For a great character with detail you're going to want them to have insecurities - or anything a reader can relate to, for that matter. The best characters have flaws, but they also have a strong point.

Think of all of your favorite characters and think of their flaws. Haymitch Abernathy was an alcoholic, Sirius Black was a prankster, Tris Prior abandoned her friends. Every human has their flaws, if they claim they don't, one of their flaws is that they're a liar.

All good characters have their feelings described to the readers by hints, not telling "Sophie was sad" but "Sophie teared up at the mention of the words and she looked at the ground with a frown." Now you know how Sophie reacts in a sad situation and you get a visual in your head of what Sophie is doing. That visual is most likely three dimensional.

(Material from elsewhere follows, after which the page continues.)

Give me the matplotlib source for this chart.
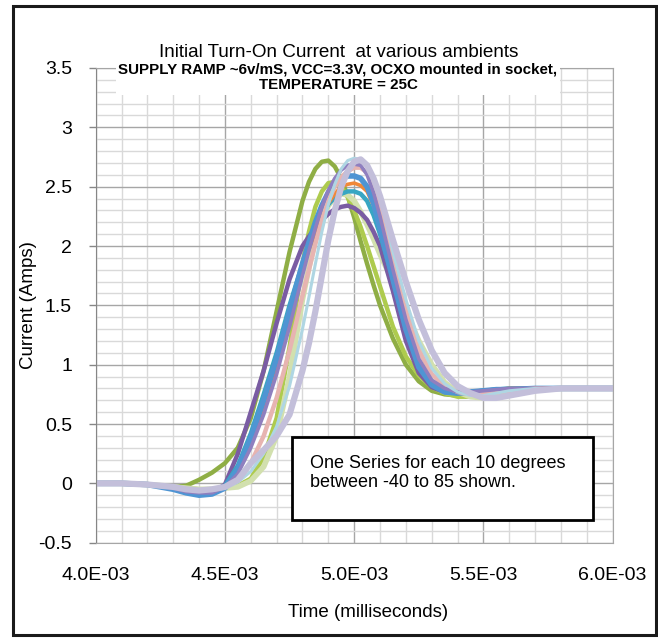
import matplotlib
matplotlib.use('Agg')
import matplotlib.pyplot as plt
from matplotlib import font_manager
from matplotlib.patches import Rectangle
from matplotlib.ticker import MultipleLocator, FuncFormatter

# sample times (x1e-3)
time_ms = [4.00, 4.10, 4.20, 4.30, 4.35, 4.40, 4.45, 4.50, 4.55, 4.60, 4.65, 4.70, 4.75, 4.80,
           4.825, 4.85, 4.875, 4.90, 4.925, 4.95, 4.975, 5.00, 5.025, 5.05, 5.075, 5.10,
           5.15, 5.20, 5.25, 5.30, 5.35, 5.40, 5.45, 5.50, 5.55, 5.60,
           5.70, 5.80, 5.90, 6.00]

olive = [0.00, 0.00, -0.01, -0.03, -0.02, 0.03, 0.09, 0.17, 0.30, 0.55, 0.95, 1.45, 1.95, 2.38,
         2.54, 2.65, 2.71, 2.72, 2.67, 2.57, 2.42, 2.24, 2.04, 1.85, 1.67, 1.50,
         1.22, 1.00, 0.86, 0.78, 0.75, 0.74, 0.74, 0.75, 0.77, 0.78,
         0.79, 0.80, 0.80, 0.80]
lime = [0.00, 0.00, -0.01, -0.03, -0.04, -0.05, -0.05, -0.04, -0.02, 0.04, 0.22, 0.55, 1.15, 1.85,
        2.12, 2.33, 2.46, 2.53, 2.54, 2.50, 2.41, 2.30, 2.16, 2.00, 1.83, 1.66,
        1.32, 1.07, 0.91, 0.81, 0.76, 0.73, 0.73, 0.74, 0.76, 0.78,
        0.80, 0.80, 0.80, 0.80]
light_green = [0.00, 0.00, -0.01, -0.03, -0.04, -0.05, -0.05, -0.04, -0.03, 0.02, 0.14, 0.40, 0.90, 1.55,
               1.82, 2.05, 2.22, 2.34, 2.41, 2.44, 2.43, 2.38, 2.29, 2.18, 2.06, 1.93,
               1.70, 1.45, 1.20, 1.00, 0.85, 0.77, 0.73, 0.72, 0.73, 0.75,
               0.79, 0.80, 0.80, 0.80]
purple = [0.00, 0.00, -0.01, -0.04, -0.07, -0.09, -0.08, -0.01, 0.25, 0.60, 0.95, 1.35, 1.72, 2.00,
          2.08, 2.15, 2.22, 2.27, 2.31, 2.33, 2.34, 2.32, 2.28, 2.22, 2.12, 2.00,
          1.62, 1.20, 0.93, 0.81, 0.77, 0.76, 0.77, 0.78, 0.79, 0.79,
          0.80, 0.80, 0.80, 0.80]
teal = [0.00, 0.00, -0.01, -0.04, -0.06, -0.08, -0.07, -0.02, 0.15, 0.42, 0.75, 1.10, 1.50, 1.85,
        2.01, 2.15, 2.26, 2.35, 2.41, 2.44, 2.46, 2.46, 2.44, 2.38, 2.26, 2.10,
        1.72, 1.30, 1.00, 0.86, 0.79, 0.77, 0.77, 0.78, 0.79, 0.80,
        0.80, 0.80, 0.80, 0.80]
orange = [0.00, 0.00, -0.01, -0.04, -0.06, -0.08, -0.08, -0.03, 0.10, 0.35, 0.65, 1.00, 1.40, 1.80,
          1.97, 2.12, 2.25, 2.36, 2.44, 2.50, 2.52, 2.53, 2.51, 2.46, 2.34, 2.18,
          1.75, 1.32, 1.02, 0.86, 0.79, 0.77, 0.77, 0.78, 0.79, 0.80,
          0.80, 0.80, 0.80, 0.80]
blue = [0.00, 0.00, -0.01, -0.05, -0.08, -0.10, -0.09, -0.04, 0.12, 0.38, 0.70, 1.05, 1.45, 1.85,
        2.03, 2.20, 2.34, 2.45, 2.52, 2.57, 2.59, 2.59, 2.57, 2.50, 2.36, 2.15,
        1.72, 1.30, 0.98, 0.83, 0.77, 0.76, 0.77, 0.78, 0.79, 0.79,
        0.80, 0.80, 0.80, 0.80]
pink = [0.00, 0.00, -0.01, -0.03, -0.05, -0.06, -0.06, -0.03, 0.03, 0.17, 0.40, 0.72, 1.12, 1.58,
        1.80, 2.02, 2.22, 2.38, 2.50, 2.58, 2.63, 2.66, 2.66, 2.62, 2.52, 2.35,
        1.85, 1.45, 1.12, 0.92, 0.82, 0.77, 0.75, 0.76, 0.77, 0.78,
        0.80, 0.80, 0.80, 0.80]
violet = [0.00, 0.00, -0.01, -0.04, -0.07, -0.08, -0.08, -0.03, 0.08, 0.30, 0.58, 0.92, 1.32, 1.75,
          1.96, 2.15, 2.33, 2.47, 2.57, 2.64, 2.68, 2.69, 2.68, 2.60, 2.45, 2.25,
          1.80, 1.38, 1.05, 0.87, 0.80, 0.77, 0.77, 0.78, 0.79, 0.80,
          0.80, 0.80, 0.80, 0.80]
light_blue = [0.00, 0.00, -0.01, -0.03, -0.05, -0.06, -0.06, -0.04, 0.01, 0.10, 0.25, 0.48, 0.82, 1.30,
              1.57, 1.85, 2.12, 2.35, 2.52, 2.65, 2.72, 2.74, 2.73, 2.67, 2.56, 2.42,
              1.95, 1.55, 1.20, 0.97, 0.84, 0.77, 0.74, 0.74, 0.76, 0.78,
              0.80, 0.80, 0.80, 0.80]
lavender = [0.00, 0.00, -0.01, -0.03, -0.05, -0.06, -0.05, -0.03, 0.03, 0.17, 0.28, 0.40, 0.58, 0.95,
            1.18, 1.45, 1.75, 2.05, 2.30, 2.50, 2.63, 2.71, 2.73, 2.68, 2.57, 2.42,
            2.05, 1.70, 1.38, 1.12, 0.93, 0.82, 0.76, 0.72, 0.72, 0.74,
            0.78, 0.80, 0.80, 0.80]

series = [
    (olive, '#8FAE45', 3.2),
    (lime, '#AECB4E', 3.2),
    (light_green, '#D2E0AE', 4.0),
    (purple, '#7A5CA3', 3.2),
    (teal, '#38A6C3', 3.2),
    (orange, '#F08838', 2.6),
    (blue, '#4F95D3', 4.0),
    (pink, '#E7B4B1', 3.2),
    (violet, '#8F7FBF', 2.6),
    (light_blue, '#AFD6E3', 2.2),
    (lavender, '#C3BFDA', 4.5),
]

names = {f.name for f in font_manager.fontManager.ttflist}
narrow = 'Liberation Sans Narrow' if 'Liberation Sans Narrow' in names else 'Liberation Sans'
plt.rcParams['font.family'] = [narrow, 'DejaVu Sans']

fig = plt.figure(figsize=(6.58, 6.39), dpi=100)
ax = fig.add_axes([0.1454, 0.1507, 0.7857, 0.7429])

time = [t * 1e-3 for t in time_ms]
for vals, color, lw in series:
    ax.plot(time, vals, color=color, lw=lw, solid_joinstyle='round', solid_capstyle='round')

ax.set_xlim(4.0e-3, 6.0e-3)
ax.set_ylim(-0.5, 3.5)
ax.xaxis.set_major_locator(MultipleLocator(0.5e-3))
ax.xaxis.set_minor_locator(MultipleLocator(0.1e-3))
ax.yaxis.set_major_locator(MultipleLocator(0.5))
ax.yaxis.set_minor_locator(MultipleLocator(0.1))
ax.xaxis.set_major_formatter(FuncFormatter(lambda v, p: f'{v:.1E}'))
ax.yaxis.set_major_formatter(FuncFormatter(lambda v, p: f'{v:g}'))
ax.grid(which='major', color='#A6A6A6', lw=1.0)
ax.grid(which='minor', color='#D9D9D9', lw=1.0)
ax.set_axisbelow(True)
ax.tick_params(axis='x', which='both', length=0, pad=17.5, labelsize=14)
ax.tick_params(axis='y', which='major', length=5, width=1, color='#868686', pad=12, labelsize=14)
ax.tick_params(axis='y', which='minor', length=0)
for s in ax.spines.values():
    s.set_color('#A6A6A6')
ax.spines['left'].set_color('#868686')

fig.text(0.043, 0.522, 'Current (Amps)', rotation=90, ha='center', va='center', fontsize=13.5)
fig.text(0.559, 0.042, 'Time (milliseconds)', ha='center', va='center', fontsize=13.5)
fig.text(0.514, 0.9186, 'Initial Turn-On Current  at various ambients', ha='center', va='center', fontsize=13.6)
ax.text(0.4687, 0.981, 'SUPPLY RAMP ~6v/mS, VCC=3.3V, OCXO mounted in socket,\nTEMPERATURE = 25C',
        transform=ax.transAxes, ha='center', va='center', fontsize=10.9, fontweight='bold',
        linespacing=1.15, bbox=dict(facecolor='white', edgecolor='none', pad=2), zorder=5)

ax.add_patch(Rectangle((0.380, 0.048), 0.582, 0.175, transform=ax.transAxes,
                       facecolor='white', edgecolor='black', lw=2, zorder=6))
ax.text(0.414, 0.1475, 'One Series for each 10 degrees\nbetween -40 to 85 shown.',
        transform=ax.transAxes, ha='left', va='center', fontsize=13, linespacing=1.15, zorder=7)

fig.patches.append(Rectangle((13 / 658, 1 - 635 / 639), 643 / 658, 629 / 639,
                             transform=fig.transFigure, fill=False, edgecolor='#1A1A1A', lw=2.2))

fig.savefig('out.png', dpi=100)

A character that can fit into a real world scenario is a good character, by which I mean with the same amount of flaws and personality, not no powers, nothing fantasy, I just mean plop your character with other characters and they should have a conversation.

Readers can tell he writers thoughts sometimes. The most important part of your writing is that it writes itself and you have to reread to know what happened, your hands moved on their own and created a world you didn't even know existed. When you write without thinking it comes more naturally.

But I'm just a girl, not famous in this world, you don't have to listen to my advice.